The incumbent party’s willingness to give into the opposition’s pressure and modify the electoral system to a proportional one has resulted in changes enshrined into Georgia’s Constitution, effective in 2024. But the opposition refused to vote on these constitutional changes and initiated protests to pressure parliament into changing the electoral process for the 2020 elections. Negotiations between the ruling and opposition parties, brokered and commended by the West, resulted in a part-proportional voting system for the 2020 elections.
Electoral reform negotiations between GD and opposition parties also set the minimum required votes on forming a government at 40 percent, mostly because the opposition thought GD could not reach the threshold. But a remarkably well managed COVID response strengthened the incumbent party in the polls, enabling GD to stay in power for a third term with over 48 percent votes in the first round. At the same time, the limit set for entering parliament has been negotiated to just 1 percent of votes, enabling a considerable number of opposition parties to enter parliament. This means that opposition parties have the potential to strengthen and significantly increase their power before the next elections.
Georgia’s opposition parties have accused GD of harboring anti-Western sentiments. In reality, GD has maintained a steady and strong pro-Western policy, shoring up American and EU support. Georgia is a leading recipient of U.S. foreign and military assistance in Europe and Eurasia. In 2014, GD finalized negotiations with the EU and implemented in 2016 the Association Agreement, permitting the country’s vital access to the single market. The Georgian Parliament also initiated an amendment to enshrine Euro-Atlantic integration into Georgia’s Constitution. The amendment was successful, reflecting the constant popular support of between 74 and 77 percent for NATO accession, and 82 percent for EU integration. But the opposition once again refused to vote on this, effectively removing the bipartisan consensus Georgia needs for Western integration.
Recent IRI polls showed that for an overwhelming majority of Georgian voters, the economy and unemployment were the major factors driving their vote. In the last decade, Georgia experienced an average GDP growth of around 5 percent and the IMF forecasts 5 percent growth in 2021, the highest in the region. This year, however, Georgia’s economy will shrink by 5 percent due to the global economic crisis. The government has so far been able to secure economic support from the EU and international financial institutions to fight the COVID-19 crisis but will face a significant challenge in attracting Western investment in the years to come to maintain economic growth and reduce poverty levels.

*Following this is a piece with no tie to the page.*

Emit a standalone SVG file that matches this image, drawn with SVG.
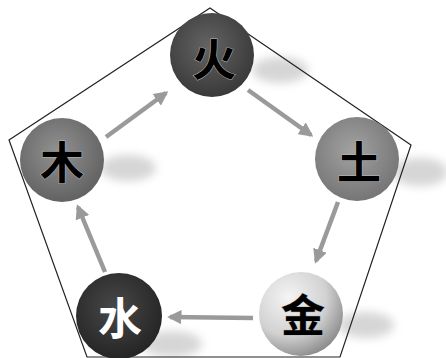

The Georgian Dream government managed the pandemic too well not to ensure a landslide. Georgia’s 2020 free and fair elections secure the country’s position as a regional beacon of democracy. Such well-deserved democratic progress shines bright in the context of democratic backsliding across Central and Eastern Europe, and even brighter when considering the regional context of Russia, Turkey, Syria, Iran, and the conflict between Armenia and Azerbaijan. Georgia’s ruling party will face two major challenges over the next four years: first, a proportional electoral system which will institutionally strengthen the opposition, and second, the most difficult economic recovery it has seen in a decade of power.
Iulia Joja is a senior fellow for MEI’s Frontier Europe Initiative. The views expressed here are her own.